Review of "Alone But Not Lonely"

Marie Ricks on her blog recently reviewed Paul Brandt's book Alone But Not Lonely.

We all have loved ones--family members and close friends--who are single and searching for someone to love for forever. The singles we know are in all types of situations. They may have been searching for a spouse for just a few years or many years. They may be divorced or have lost a spouse. It is because there is someone in each one of our families or close circle of friends with special family needs that Paul S. Brandt's book, Alone But Not Lonely, is such a wonderful addition to the library of LDS books of help and encouragement for singles.

Alone But Not Lonely covers all aspects of loneliness and the difficulties of being single, especially in an LDS context. Brandt defines loneliness and answers the deep questions that most singles have about acceptance, love, faith, and hope. After ten chapters of instruction, encouragement, exercises, doctrine, and Brandt's "Four Weeks to More Joy and Love" program, Alone But Not Lonely culminates with seven empathetic essays written by LDS singles in unique situations.
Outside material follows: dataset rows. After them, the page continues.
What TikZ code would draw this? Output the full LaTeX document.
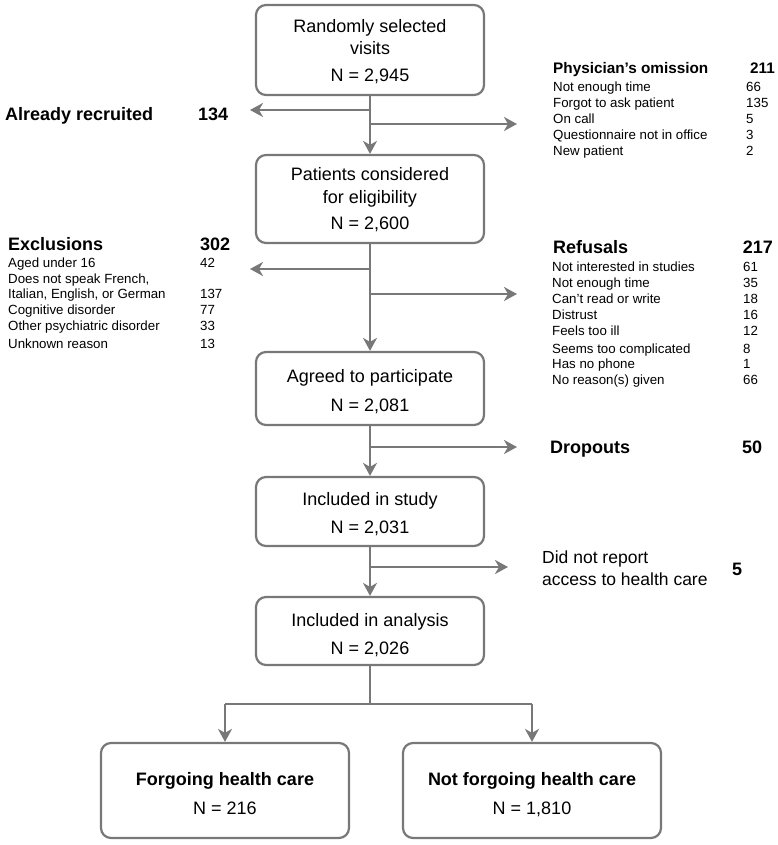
\documentclass[tikz,border=0pt]{standalone}
\usepackage{fontspec}
\setmainfont{Liberation Sans}
\usetikzlibrary{arrows.meta}
\definecolor{lg}{RGB}{120,120,120}
\begin{document}
\begin{tikzpicture}[x=1pt,y=-1pt,
  box/.style={draw=lg, line width=2.2pt, rounded corners=10pt, rectangle, inner sep=0pt},
  flow/.style={draw=lg, line width=2.6pt, -{Stealth[length=13pt,width=14pt,inset=4pt]}},
  trunk/.style={draw=lg, line width=2.6pt},
  bt/.style={font=\fontsize{18}{22}\selectfont, anchor=base, inner sep=0pt},
  btb/.style={font=\fontsize{18}{22}\selectfont\bfseries, anchor=base, inner sep=0pt},
  hd/.style={font=\fontsize{18}{22}\selectfont\bfseries, anchor=base west, inner sep=0pt},
  hdr/.style={font=\fontsize{18}{22}\selectfont\bfseries, anchor=base east, inner sep=0pt},
  li/.style={font=\fontsize{13.3}{16}\selectfont, anchor=base west, inner sep=0pt},
  side/.style={font=\fontsize{17.5}{22}\selectfont, anchor=base west, inner sep=0pt},
]
\useasboundingbox (0,0) rectangle (778,845);

% ---------- boxes ----------
\node[box, minimum width=228pt, minimum height=90pt] (b1) at (370,50) {};
\node[box, minimum width=228pt, minimum height=88pt] (b2) at (370,199) {};
\node[box, minimum width=228pt, minimum height=73pt] (b3) at (370,388.5) {};
\node[box, minimum width=228pt, minimum height=69pt] (b4) at (370,511.5) {};
\node[box, minimum width=228pt, minimum height=68pt] (b5) at (370,631) {};
\node[box, minimum width=248pt, minimum height=95pt] (b6) at (225,790.5) {};
\node[box, minimum width=258pt, minimum height=95pt] (b7) at (532,790.5) {};

% ---------- box texts ----------
\node[bt] (t1a) at (370,33) {Randomly selected};
\node[bt] (t1b) at (370,55) {visits};
\node[bt] (t1c) at (370,82) {N = 2,945};
\node[bt] (t2a) at (370,180) {Patients considered};
\node[bt] (t2b) at (370,204) {for eligibility};
\node[bt] (t2c) at (370,229) {N = 2,600};
\node[bt] (t3a) at (370,382) {Agreed to participate};
\node[bt] (t3b) at (370,411) {N = 2,081};
\node[bt] (t4a) at (370,505) {Included in study};
\node[bt] (t4b) at (370,533) {N = 2,031};
\node[bt] (t5a) at (370,626) {Included in analysis};
\node[bt] (t5b) at (370,654) {N = 2,026};
\node[btb] (t6a) at (225,785) {Forgoing health care};
\node[bt] (t6b) at (225,814) {N = 216};
\node[btb] (t7a) at (532,785) {Not forgoing health care};
\node[bt] (t7b) at (532,814) {N = 1,810};

% ---------- side texts ----------
\node[hd] (ar) at (5,121) {Already recruited};
\node[hd] (arn) at (198,121) {134};

\node[font=\fontsize{15.3}{18}\selectfont\bfseries, anchor=base west, inner sep=0pt] (po) at (553,74) {Physician’s omission};
\node[font=\fontsize{15.3}{18}\selectfont\bfseries, anchor=base east, inner sep=0pt] (pon) at (775,74) {211};
\node[li] (p1) at (553,92) {Not enough time};
\node[li] (p1n) at (746,92) {66};
\node[li] (p2) at (553,108) {Forgot to ask patient};
\node[li] (p2n) at (746,108) {135};
\node[li] (p3) at (553,124) {On call};
\node[li] (p3n) at (746,124) {5};
\node[li] (p4) at (553,140) {Questionnaire not in office};
\node[li] (p4n) at (746,140) {3};
\node[li] (p5) at (553,156) {New patient};
\node[li] (p5n) at (746,156) {2};

\node[hd] (ex) at (8,250) {Exclusions};
\node[hd] (exn) at (200,250) {302};
\node[li] (e1) at (8,267) {Aged under 16};
\node[li] (e1n) at (200,267) {42};
\node[li] (e2) at (8,283) {Does not speak French,};
\node[li] (e3) at (8,298) {Italian, English, or German};
\node[li] (e3n) at (200,298) {137};
\node[li] (e4) at (8,314) {Cognitive disorder};
\node[li] (e4n) at (200,314) {77};
\node[li] (e5) at (8,330) {Other psychiatric disorder};
\node[li] (e5n) at (200,330) {33};
\node[li] (e6) at (8,348) {Unknown reason};
\node[li] (e6n) at (200,348) {13};

\node[hd] (rf) at (553,253) {Refusals};
\node[hdr] (rfn) at (773,253) {217};
\node[li] (r1) at (552,271) {Not interested in studies};
\node[li] (r1n) at (743,271) {61};
\node[li] (r2) at (552,287) {Not enough time};
\node[li] (r2n) at (743,287) {35};
\node[li] (r3) at (552,303) {Can’t read or write};
\node[li] (r3n) at (743,303) {18};
\node[li] (r4) at (552,319) {Distrust};
\node[li] (r4n) at (743,319) {16};
\node[li] (r5) at (552,335) {Feels too ill};
\node[li] (r5n) at (743,335) {12};
\node[li] (r6) at (552,353) {Seems too complicated};
\node[li] (r6n) at (743,353) {8};
\node[li] (r7) at (552,368) {Has no phone};
\node[li] (r7n) at (743,368) {1};
\node[li] (r8) at (552,384) {No reason(s) given};
\node[li] (r8n) at (743,384) {66};

\node[hd] (dr) at (550,453) {Dropouts};
\node[hd] (drn) at (742,453) {50};

\node[side] (dn1) at (542,563) {Did not report};
\node[side] (dn2) at (542,585) {access to health care};
\node[hd] (dnn) at (732,575) {5};

% ---------- junctions ----------
\coordinate (j1l) at (370,110);  \coordinate (x1l) at (250,110);
\coordinate (j1r) at (370,124);  \coordinate (x1r) at (517,124);
\coordinate (j2l) at (370,269);  \coordinate (x2l) at (250,269);
\coordinate (j2r) at (370,294);  \coordinate (x2r) at (517,294);
\coordinate (j3r) at (370,447);  \coordinate (x3r) at (517,447);
\coordinate (j4r) at (370,567);  \coordinate (x4r) at (508,567);
\coordinate (sp) at (370,704);

% ---------- connectors ----------
\draw[flow] (b1.south) -- (b2.north);
\draw[flow] (b2.south) -- (b3.north);
\draw[flow] (b3.south) -- (b4.north);
\draw[flow] (b4.south) -- (b5.north);
\draw[flow] (j1l) -- (x1l);
\draw[flow] (j1r) -- (x1r);
\draw[flow] (j2l) -- (x2l);
\draw[flow] (j2r) -- (x2r);
\draw[flow] (j3r) -- (x3r);
\draw[flow] (j4r) -- (x4r);
\draw[trunk] (b5.south) -- (sp);
\draw[trunk] (b6.north |- sp) -- (b7.north |- sp);
\draw[flow] (b6.north |- sp) -- (b6.north);
\draw[flow] (b7.north |- sp) -- (b7.north);
\end{tikzpicture}
\end{document}
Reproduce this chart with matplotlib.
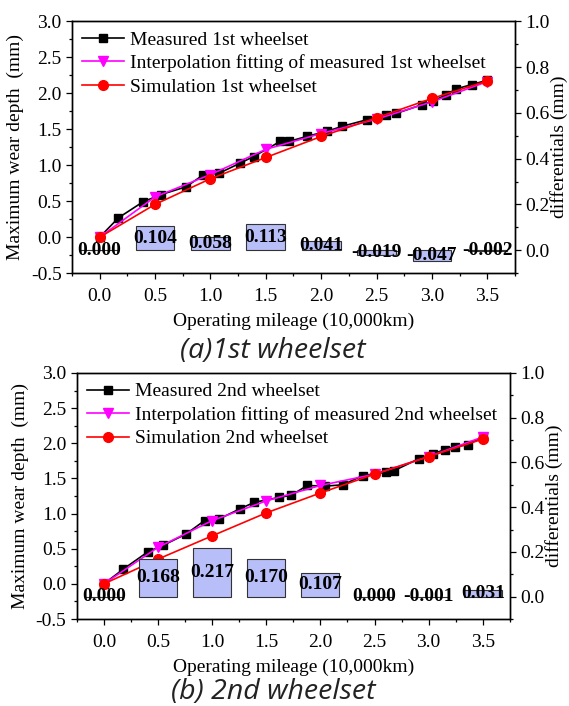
import numpy as np
import matplotlib
matplotlib.use("Agg")
import matplotlib.pyplot as plt
from matplotlib.ticker import MultipleLocator

plt.rcParams['font.family'] = ['Liberation Serif', 'DejaVu Serif']

# ---- 1st wheelset ----
meas1_x = [0, 0.17, 0.39, 0.55, 0.78, 0.93, 1.08, 1.27, 1.39, 1.63, 1.71, 1.87,
           2.05, 2.19, 2.41, 2.59, 2.68, 2.91, 3.01, 3.13, 3.22, 3.36, 3.50]
meas1_y = [0, 0.27, 0.49, 0.59, 0.70, 0.86, 0.89, 1.03, 1.12, 1.33, 1.33, 1.40,
           1.47, 1.54, 1.63, 1.70, 1.72, 1.84, 1.89, 1.98, 2.06, 2.12, 2.18]
grid_x = [0, 0.5, 1.0, 1.5, 2.0, 2.5, 3.0, 3.5]
interp1_y = [0, 0.56, 0.87, 1.22, 1.44, 1.64, 1.88, 2.16]
sim1_y = [0, 0.456, 0.812, 1.107, 1.399, 1.659, 1.927, 2.17]
diff1 = [0.000, 0.104, 0.058, 0.113, 0.041, -0.019, -0.047, -0.002]

# ---- 2nd wheelset ----
meas2_x = [0, 0.18, 0.41, 0.55, 0.76, 0.93, 1.06, 1.26, 1.39, 1.62, 1.73, 1.88,
           2.04, 2.21, 2.39, 2.61, 2.68, 2.91, 3.04, 3.15, 3.24, 3.36, 3.50]
meas2_y = [0, 0.21, 0.46, 0.55, 0.71, 0.90, 0.92, 1.07, 1.16, 1.23, 1.26, 1.40,
           1.39, 1.41, 1.54, 1.59, 1.61, 1.78, 1.85, 1.91, 1.95, 1.98, 2.09]
interp2_y = [0, 0.52, 0.90, 1.18, 1.40, 1.56, 1.81, 2.09]
sim2_y = [0, 0.352, 0.683, 1.01, 1.293, 1.56, 1.811, 2.059]
diff2 = [0.000, 0.168, 0.217, 0.170, 0.107, 0.000, -0.001, 0.031]

FS = 14


def style_ticks(ax, minor_y):
    ax.tick_params(axis='both', which='major', direction='out', length=4.5,
                   width=0.9, labelsize=FS, pad=3)
    ax.tick_params(axis='x', which='major', pad=6)
    ax.tick_params(axis='both', which='minor', direction='out', length=2.5,
                   width=0.9)
    ax.yaxis.set_minor_locator(MultipleLocator(minor_y))
    for s in ax.spines.values():
        s.set_linewidth(1.0)


def draw_panel(ax, mx, my, iy, sy, diff, tag, caption, cap_y):
    ax.plot(mx, my, '-', color='black', marker='s', ms=6, lw=1.2,
            label='Measured %s wheelset' % tag)
    ax.plot(grid_x, iy, '-', color='magenta', marker='v', ms=7.5, lw=1.2,
            label='Interpolation fitting of measured %s wheelset' % tag)
    ax.plot(grid_x, sy, '-', color='red', marker='o', ms=7, lw=1.2,
            label='Simulation %s wheelset' % tag)
    ax.set_xlim(-0.25, 3.75)
    ax.set_ylim(-0.5, 3.0)
    ax.xaxis.set_major_locator(MultipleLocator(0.5))
    ax.xaxis.set_minor_locator(MultipleLocator(0.25))
    ax.yaxis.set_major_locator(MultipleLocator(0.5))
    ax.xaxis.set_major_formatter(plt.FormatStrFormatter('%.1f'))
    ax.yaxis.set_major_formatter(plt.FormatStrFormatter('%.1f'))
    style_ticks(ax, 0.25)
    ax.set_xlabel('Operating mileage (10,000km)', fontsize=FS, labelpad=6)
    ax.set_ylabel('Maximum wear depth  (mm)', fontsize=FS, labelpad=5)
    ax.legend(loc='upper left', frameon=False, fontsize=FS, handlelength=2.2,
              handletextpad=0.3, labelspacing=0.3, borderaxespad=0.3,
              borderpad=0.2)

    ax2 = ax.twinx()
    ax2.bar(grid_x, diff, width=0.35, color='#b8bef7', edgecolor='#333333',
            linewidth=0.8)
    for x, d in zip(grid_x, diff):
        ax2.text(x, d / 2.0, '%.3f' % d, ha='center', va='center',
                 fontsize=FS, fontweight='bold', color='black')
    ax2.set_ylim(-0.1, 1.0)
    ax2.yaxis.set_major_locator(MultipleLocator(0.2))
    ax2.yaxis.set_major_formatter(plt.FormatStrFormatter('%.1f'))
    style_ticks(ax2, 0.1)
    ax2.set_ylabel('differentials (mm)', fontsize=FS, labelpad=0)

    fig.text(0.48, cap_y, caption, ha='center', va='center', fontsize=20.5,
             family=['Open Sans', 'DejaVu Sans'], style='italic',
             color='#222222')


fig = plt.figure(figsize=(5.69, 7.06), dpi=100)
ax_a = fig.add_axes([0.1265, 0.613, 0.7785, 0.357])
ax_b = fig.add_axes([0.135, 0.1232, 0.761, 0.3485])

draw_panel(ax_a, meas1_x, meas1_y, interp1_y, sim1_y, diff1, '1st',
           '(a)1st wheelset', 0.503)
draw_panel(ax_b, meas2_x, meas2_y, interp2_y, sim2_y, diff2, '2nd',
           '(b) 2nd wheelset', 0.02)

fig.savefig('out.png', dpi=100)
Alone But Not Lonely is full of instruction, encouragement, and ideas for change. Based on his qualifications as a social worker, psychotherapist, marriage and family therapist, renowned speaker, and latter-day saint, Brandt is able to addresses the unique challenges of LDS singles in an encouraging, informative, understanding, and doctrinal-based way. Furthermore, in Alone But Not Lonely, Brandt is able to talk to his readers not as a therapist, a bishop, a father, or even a friend, but almost as if he were the voice of the readers themselves, reminding them what they believe, what hope there is to cling to, how to keep going day by day to find joy, and what they can change.

There is something powerful in a book like Alone But Not Lonely when its only weakness is that its page headers don't identify what chapter you're in. Paul Brandt's Alone But Not Lonely is an amazing find for anyone struggling with loneliness and the discouragements of being single.